*Task statement*: Extract all lines in the data that contain the word "this".
****************************************
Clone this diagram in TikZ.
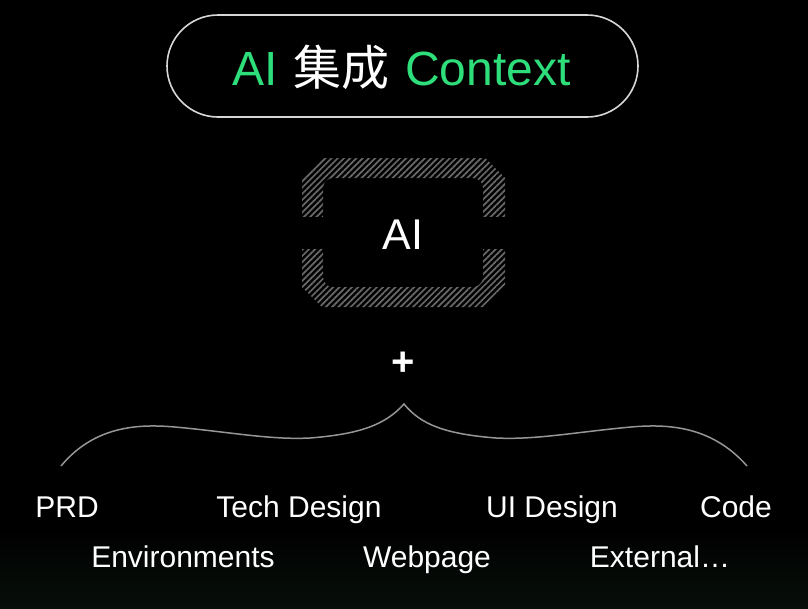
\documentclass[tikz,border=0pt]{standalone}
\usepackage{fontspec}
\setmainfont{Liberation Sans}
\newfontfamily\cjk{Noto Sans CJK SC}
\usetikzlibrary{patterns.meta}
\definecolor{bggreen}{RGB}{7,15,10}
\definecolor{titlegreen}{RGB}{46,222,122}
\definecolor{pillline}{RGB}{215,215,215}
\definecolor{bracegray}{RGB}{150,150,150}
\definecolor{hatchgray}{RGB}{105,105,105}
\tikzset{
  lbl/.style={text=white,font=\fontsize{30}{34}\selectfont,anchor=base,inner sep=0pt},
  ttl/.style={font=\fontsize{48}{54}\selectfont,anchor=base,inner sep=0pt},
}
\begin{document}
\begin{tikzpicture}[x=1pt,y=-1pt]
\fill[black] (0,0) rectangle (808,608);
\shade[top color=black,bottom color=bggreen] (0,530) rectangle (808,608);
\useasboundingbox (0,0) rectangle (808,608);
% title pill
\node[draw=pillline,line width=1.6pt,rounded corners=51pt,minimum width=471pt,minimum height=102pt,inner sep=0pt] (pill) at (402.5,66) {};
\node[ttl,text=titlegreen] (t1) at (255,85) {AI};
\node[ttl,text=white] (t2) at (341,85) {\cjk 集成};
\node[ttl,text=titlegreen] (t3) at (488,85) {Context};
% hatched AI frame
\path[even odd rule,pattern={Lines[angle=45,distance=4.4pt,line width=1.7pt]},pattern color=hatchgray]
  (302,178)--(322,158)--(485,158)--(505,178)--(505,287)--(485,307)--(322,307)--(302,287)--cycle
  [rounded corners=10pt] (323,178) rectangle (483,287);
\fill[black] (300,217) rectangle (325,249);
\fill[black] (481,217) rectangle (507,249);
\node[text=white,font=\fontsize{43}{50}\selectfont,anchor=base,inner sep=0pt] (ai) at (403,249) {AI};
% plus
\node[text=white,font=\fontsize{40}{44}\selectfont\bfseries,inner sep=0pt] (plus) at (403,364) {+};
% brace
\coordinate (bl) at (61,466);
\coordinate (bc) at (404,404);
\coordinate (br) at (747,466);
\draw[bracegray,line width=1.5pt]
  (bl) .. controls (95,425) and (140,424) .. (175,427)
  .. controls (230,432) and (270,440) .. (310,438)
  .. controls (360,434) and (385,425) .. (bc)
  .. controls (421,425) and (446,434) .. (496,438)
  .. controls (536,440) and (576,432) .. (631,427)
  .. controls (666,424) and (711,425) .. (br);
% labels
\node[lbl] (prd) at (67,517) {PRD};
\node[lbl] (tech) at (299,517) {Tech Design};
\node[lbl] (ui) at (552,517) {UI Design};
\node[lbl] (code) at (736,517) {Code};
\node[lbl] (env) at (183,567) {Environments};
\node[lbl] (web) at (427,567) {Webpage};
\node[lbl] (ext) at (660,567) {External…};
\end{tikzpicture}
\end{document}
****************************************
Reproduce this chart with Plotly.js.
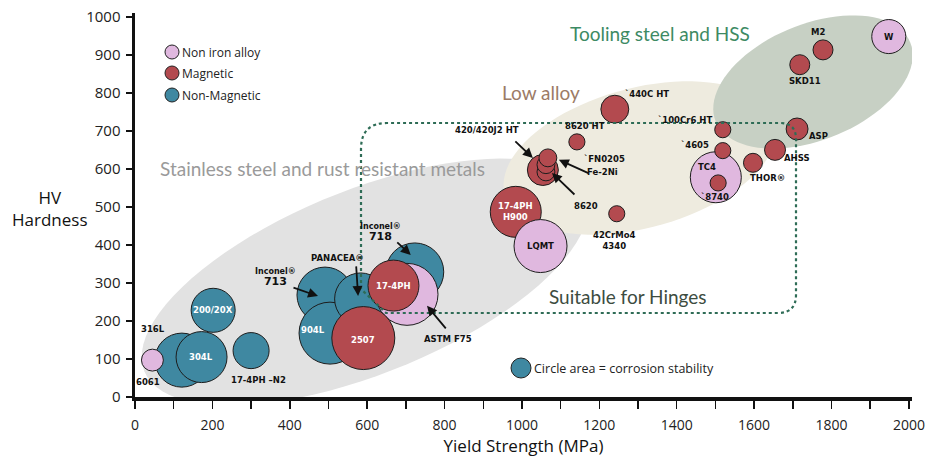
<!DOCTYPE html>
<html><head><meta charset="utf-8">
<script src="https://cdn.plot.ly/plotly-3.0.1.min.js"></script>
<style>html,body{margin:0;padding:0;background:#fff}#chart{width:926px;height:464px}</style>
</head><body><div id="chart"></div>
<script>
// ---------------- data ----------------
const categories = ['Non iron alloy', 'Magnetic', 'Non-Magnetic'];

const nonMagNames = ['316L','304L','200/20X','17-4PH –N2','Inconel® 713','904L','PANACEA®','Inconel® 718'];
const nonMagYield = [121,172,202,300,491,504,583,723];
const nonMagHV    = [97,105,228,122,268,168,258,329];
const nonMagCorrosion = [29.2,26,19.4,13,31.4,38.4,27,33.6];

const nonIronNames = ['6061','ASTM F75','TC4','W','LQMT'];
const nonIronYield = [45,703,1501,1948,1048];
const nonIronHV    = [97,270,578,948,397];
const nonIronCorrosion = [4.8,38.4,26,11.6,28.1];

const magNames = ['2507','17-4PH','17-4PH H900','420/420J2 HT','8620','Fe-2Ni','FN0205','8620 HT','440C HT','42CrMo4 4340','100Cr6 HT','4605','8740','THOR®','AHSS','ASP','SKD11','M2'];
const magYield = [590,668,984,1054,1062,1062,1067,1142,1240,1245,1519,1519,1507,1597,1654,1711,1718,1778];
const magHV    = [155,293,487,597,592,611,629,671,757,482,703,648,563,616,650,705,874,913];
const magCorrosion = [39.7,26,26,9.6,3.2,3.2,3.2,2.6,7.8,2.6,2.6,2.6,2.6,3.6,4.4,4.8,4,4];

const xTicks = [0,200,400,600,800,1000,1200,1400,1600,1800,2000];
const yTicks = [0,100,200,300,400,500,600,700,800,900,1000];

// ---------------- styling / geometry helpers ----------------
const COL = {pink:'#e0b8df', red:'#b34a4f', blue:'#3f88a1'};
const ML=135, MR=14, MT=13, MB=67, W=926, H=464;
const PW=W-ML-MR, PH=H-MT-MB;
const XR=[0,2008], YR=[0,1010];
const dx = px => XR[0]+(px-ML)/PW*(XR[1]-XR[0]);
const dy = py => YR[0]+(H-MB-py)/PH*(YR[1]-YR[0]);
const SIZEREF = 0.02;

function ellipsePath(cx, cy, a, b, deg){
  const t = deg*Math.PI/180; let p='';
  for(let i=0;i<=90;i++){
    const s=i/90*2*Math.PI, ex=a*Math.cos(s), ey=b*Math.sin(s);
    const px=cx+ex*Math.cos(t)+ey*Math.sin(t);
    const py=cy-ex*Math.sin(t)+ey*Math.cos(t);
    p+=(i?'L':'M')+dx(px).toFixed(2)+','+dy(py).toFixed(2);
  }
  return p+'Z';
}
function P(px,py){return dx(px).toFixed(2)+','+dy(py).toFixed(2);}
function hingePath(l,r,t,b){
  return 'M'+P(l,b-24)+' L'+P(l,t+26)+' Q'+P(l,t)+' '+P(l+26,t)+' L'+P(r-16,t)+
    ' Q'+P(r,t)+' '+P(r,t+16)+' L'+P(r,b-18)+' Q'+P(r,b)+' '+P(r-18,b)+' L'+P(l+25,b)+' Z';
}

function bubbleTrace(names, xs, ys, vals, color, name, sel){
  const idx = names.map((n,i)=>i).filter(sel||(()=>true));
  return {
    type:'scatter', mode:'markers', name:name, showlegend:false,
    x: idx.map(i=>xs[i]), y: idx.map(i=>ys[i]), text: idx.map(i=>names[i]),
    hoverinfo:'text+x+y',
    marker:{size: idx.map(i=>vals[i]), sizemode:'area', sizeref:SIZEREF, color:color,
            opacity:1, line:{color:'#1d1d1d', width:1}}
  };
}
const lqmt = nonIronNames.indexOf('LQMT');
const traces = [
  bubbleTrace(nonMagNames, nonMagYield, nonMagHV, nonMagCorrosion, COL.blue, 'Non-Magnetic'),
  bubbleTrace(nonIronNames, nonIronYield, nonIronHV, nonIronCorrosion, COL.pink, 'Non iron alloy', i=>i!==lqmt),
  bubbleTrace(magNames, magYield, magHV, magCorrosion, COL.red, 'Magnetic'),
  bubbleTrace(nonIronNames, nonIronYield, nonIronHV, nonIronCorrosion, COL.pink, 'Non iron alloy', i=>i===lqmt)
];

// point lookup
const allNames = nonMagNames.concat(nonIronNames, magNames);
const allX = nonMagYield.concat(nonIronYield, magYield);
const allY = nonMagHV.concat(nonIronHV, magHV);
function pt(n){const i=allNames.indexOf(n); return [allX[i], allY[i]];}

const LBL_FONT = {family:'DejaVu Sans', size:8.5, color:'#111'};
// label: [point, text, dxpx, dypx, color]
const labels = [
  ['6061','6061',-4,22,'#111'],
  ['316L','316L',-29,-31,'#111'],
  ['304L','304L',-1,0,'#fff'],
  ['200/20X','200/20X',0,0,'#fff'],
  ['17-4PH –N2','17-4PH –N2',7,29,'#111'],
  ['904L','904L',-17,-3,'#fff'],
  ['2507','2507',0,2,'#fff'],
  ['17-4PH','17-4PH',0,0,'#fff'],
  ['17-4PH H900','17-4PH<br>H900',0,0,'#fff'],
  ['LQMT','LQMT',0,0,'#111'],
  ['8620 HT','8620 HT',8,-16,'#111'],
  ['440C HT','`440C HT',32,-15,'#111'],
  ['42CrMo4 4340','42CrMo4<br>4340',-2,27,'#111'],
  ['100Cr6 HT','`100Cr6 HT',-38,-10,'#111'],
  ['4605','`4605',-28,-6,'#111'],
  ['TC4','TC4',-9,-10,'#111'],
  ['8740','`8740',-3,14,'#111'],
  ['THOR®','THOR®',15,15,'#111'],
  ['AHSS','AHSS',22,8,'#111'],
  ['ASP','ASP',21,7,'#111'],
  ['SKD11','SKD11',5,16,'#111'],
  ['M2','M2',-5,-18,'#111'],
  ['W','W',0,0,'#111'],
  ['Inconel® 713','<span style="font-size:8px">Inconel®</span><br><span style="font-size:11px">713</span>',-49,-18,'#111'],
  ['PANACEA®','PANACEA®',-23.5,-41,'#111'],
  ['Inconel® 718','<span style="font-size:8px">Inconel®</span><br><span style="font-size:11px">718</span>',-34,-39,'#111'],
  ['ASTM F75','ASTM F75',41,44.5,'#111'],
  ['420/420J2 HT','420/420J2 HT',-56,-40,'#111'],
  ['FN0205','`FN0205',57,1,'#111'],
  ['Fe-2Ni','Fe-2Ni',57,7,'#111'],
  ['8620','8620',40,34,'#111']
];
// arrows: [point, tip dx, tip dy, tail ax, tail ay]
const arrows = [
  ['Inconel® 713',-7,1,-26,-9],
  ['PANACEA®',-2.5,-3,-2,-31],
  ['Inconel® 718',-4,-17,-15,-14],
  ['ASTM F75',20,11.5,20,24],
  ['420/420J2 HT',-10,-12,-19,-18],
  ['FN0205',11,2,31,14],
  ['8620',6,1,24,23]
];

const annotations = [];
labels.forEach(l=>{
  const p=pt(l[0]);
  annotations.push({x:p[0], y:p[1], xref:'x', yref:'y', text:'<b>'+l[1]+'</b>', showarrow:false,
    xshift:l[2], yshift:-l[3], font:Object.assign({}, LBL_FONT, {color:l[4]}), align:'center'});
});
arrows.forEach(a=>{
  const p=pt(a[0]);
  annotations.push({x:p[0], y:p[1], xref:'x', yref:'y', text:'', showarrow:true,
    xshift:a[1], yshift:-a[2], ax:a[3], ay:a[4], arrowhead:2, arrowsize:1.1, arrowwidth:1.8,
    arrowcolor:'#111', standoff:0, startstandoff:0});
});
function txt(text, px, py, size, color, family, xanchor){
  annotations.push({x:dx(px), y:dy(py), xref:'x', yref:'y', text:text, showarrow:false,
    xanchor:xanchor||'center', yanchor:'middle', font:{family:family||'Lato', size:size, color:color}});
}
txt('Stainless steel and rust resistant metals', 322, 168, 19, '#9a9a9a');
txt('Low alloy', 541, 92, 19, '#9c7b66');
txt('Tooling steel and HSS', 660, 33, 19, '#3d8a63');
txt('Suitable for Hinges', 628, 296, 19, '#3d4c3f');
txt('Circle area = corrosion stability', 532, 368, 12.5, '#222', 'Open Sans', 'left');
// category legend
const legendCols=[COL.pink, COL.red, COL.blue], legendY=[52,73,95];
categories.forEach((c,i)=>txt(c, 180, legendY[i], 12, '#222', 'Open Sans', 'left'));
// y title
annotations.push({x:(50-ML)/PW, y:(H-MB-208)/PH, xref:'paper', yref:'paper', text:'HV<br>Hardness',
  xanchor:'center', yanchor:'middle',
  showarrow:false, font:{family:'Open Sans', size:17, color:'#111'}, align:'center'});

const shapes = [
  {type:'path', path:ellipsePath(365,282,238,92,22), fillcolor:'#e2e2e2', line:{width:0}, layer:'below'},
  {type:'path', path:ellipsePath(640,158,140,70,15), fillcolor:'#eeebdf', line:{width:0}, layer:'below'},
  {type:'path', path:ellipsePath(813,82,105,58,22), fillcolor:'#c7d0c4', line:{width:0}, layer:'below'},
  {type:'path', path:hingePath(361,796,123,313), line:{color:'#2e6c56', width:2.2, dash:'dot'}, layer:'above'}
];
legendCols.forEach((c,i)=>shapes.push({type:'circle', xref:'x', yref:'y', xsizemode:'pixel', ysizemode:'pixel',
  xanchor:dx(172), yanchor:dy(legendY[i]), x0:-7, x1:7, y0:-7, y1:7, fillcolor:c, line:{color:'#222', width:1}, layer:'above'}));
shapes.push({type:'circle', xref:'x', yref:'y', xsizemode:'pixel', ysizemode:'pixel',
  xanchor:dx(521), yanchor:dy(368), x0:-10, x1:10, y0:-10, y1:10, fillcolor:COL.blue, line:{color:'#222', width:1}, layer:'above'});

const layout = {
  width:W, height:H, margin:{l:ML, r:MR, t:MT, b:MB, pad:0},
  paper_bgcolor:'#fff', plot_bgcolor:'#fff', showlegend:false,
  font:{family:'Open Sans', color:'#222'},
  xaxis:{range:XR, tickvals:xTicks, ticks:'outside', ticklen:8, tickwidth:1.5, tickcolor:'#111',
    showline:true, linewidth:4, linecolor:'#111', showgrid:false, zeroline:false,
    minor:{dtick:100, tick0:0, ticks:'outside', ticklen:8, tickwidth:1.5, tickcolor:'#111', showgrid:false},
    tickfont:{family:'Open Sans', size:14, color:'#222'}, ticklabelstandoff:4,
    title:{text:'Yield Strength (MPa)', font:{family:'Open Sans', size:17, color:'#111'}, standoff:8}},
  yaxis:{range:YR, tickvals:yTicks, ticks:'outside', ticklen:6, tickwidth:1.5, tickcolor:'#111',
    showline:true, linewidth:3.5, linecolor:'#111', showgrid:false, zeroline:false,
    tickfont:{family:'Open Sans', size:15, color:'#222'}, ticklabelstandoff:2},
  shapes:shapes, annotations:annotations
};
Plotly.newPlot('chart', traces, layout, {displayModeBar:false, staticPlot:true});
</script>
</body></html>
****************************************
*Output*:
Clone this diagram in TikZ.
Reproduce this chart with Plotly.js.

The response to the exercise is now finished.